Mail Packet Addition


The fine box of letters from the writing class!
The letters for the sailors are beginning to roll in from you, our readers! I received a box full of letters from Melissa Alexander just the other day. Melissa taught a period letter writing class, and the assignment she gave her students was to pick and Acasta from the list of those that planned to attend the Jane Austen Festival in July and write a period letter to them.

But ONE sailor in particular got left off the list of attendees and now he’s woefully short of period correspondence! One of our newest fellows Mr. Johnson, as seen above.

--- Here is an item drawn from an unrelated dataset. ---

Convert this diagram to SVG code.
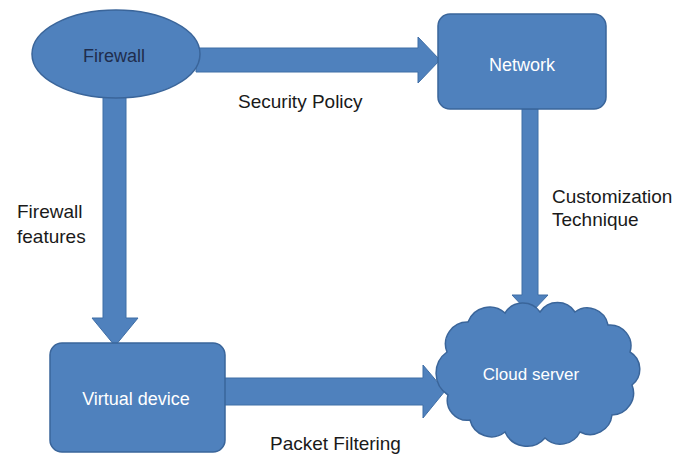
<svg xmlns="http://www.w3.org/2000/svg" width="688" height="457" viewBox="0 0 688 457">
<style>
.shape{fill:#4f81bd;stroke:#3a659a;stroke-width:1.5}
.arrow{fill:#4f81bd;stroke:#3f6ea6;stroke-width:1}
.in{font-family:"Liberation Sans",Arial,sans-serif;font-size:18px;text-anchor:middle;fill:#ffffff}
.lbl{font-family:"Liberation Sans",Arial,sans-serif;font-size:19px;fill:#1a1a1a}
</style>
<rect width="688" height="457" fill="#ffffff"/>
<g id="connectors">
<polygon class="arrow" points="196,48 418,48 418,37 440,60 418,83 418,72 196,72"/>
<polygon class="arrow" points="103,96 126,96 126,318 138,318 115,346 92,318 103,318"/>
<polygon class="arrow" points="522,109 538,109 538,295 548,295 530,314 512,295 522,295"/>
<polygon class="arrow" points="224,378 423,378 423,365 445,391 423,418 423,405 224,405"/>
<text class="lbl" x="238" y="108">Security Policy</text>
<text class="lbl" x="17" y="218">Firewall</text>
<text class="lbl" x="17" y="243">features</text>
<text class="lbl" x="552" y="203">Customization</text>
<text class="lbl" x="552" y="226">Technique</text>
<text class="lbl" x="270" y="450">Packet Filtering</text>
</g>
<g id="firewall">
<ellipse class="shape" cx="116" cy="54" rx="84" ry="44"/>
<text class="in" x="114" y="62" style="fill:#1f2d4d">Firewall</text>
</g>
<g id="network">
<rect class="shape" x="438" y="14" width="168" height="95" rx="12"/>
<text class="in" x="522" y="71">Network</text>
</g>
<g id="virtual-device">
<rect class="shape" x="50" y="343" width="175" height="109" rx="12"/>
<text class="in" x="136" y="405">Virtual device</text>
</g>
<g id="cloud-server">
<path class="shape" d="M447,352 A22,22 0 0 1 468,322 A23,23 0 0 1 505,313 A21,21 0 0 1 540,312 A21,21 0 0 1 575,312 A21,21 0 0 1 608,325 A21,21 0 0 1 630,352 A20,20 0 0 1 632,385 A22,22 0 0 1 612,415 A22,22 0 0 1 580,432 A22,22 0 0 1 545,438 A24,24 0 0 1 505,432 A22,22 0 0 1 470,420 A20,20 0 0 1 448,395 A26,26 0 0 1 447,352 Z"/>
<text class="in" x="531" y="380" style="font-size:17px">Cloud server</text>
</g>
</svg>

Nathaniel Johnson was born in August of 1770 in Cawsand in south eastern Cornwall. He was the first son of three children to his parents Theodore and Melissa. His father was a priest for the Rame parish of which Cawsand was a part. Growing up near the sea and overlooking Plymouth sound and Rame Head, Nathaniel saw ships entering and leaving the bay while at home and  traveling with his father to the parish church in the hamlet of Rame. Theodore intended for Nathaniel to enter into the Lord’s work when his time came, however Nathaniel had a different calling in his heart. Listless and not ready to settle,  Nathaniel signed onto the Busbridge in 1784. The East Indiaman was headed to the Cape of Good Hope, then onwards to Calcutta and these seemed as good a place as any to start his adventure. The next few years were spent in the service of the East India Company making several voyages between England and India. In Plymouth, after returning from one such voyage in 1793, he heard of the hostilities with France. Caught up in the fervour of war, he left the East India Company to join the Royal Navy. Nathaniel was rated as an ordinary seaman on board the 24 gun sixth rate HMS Squirrel in 1794 and departed England for convoy duty in the West Indies. When the peace with France was settled in 1802 Nathaniel was paid off and left the service. Thankfully, the peace did not last long and Nathaniel found himself in Guernsey in 1803 where he was signed on board the HMS Acasta.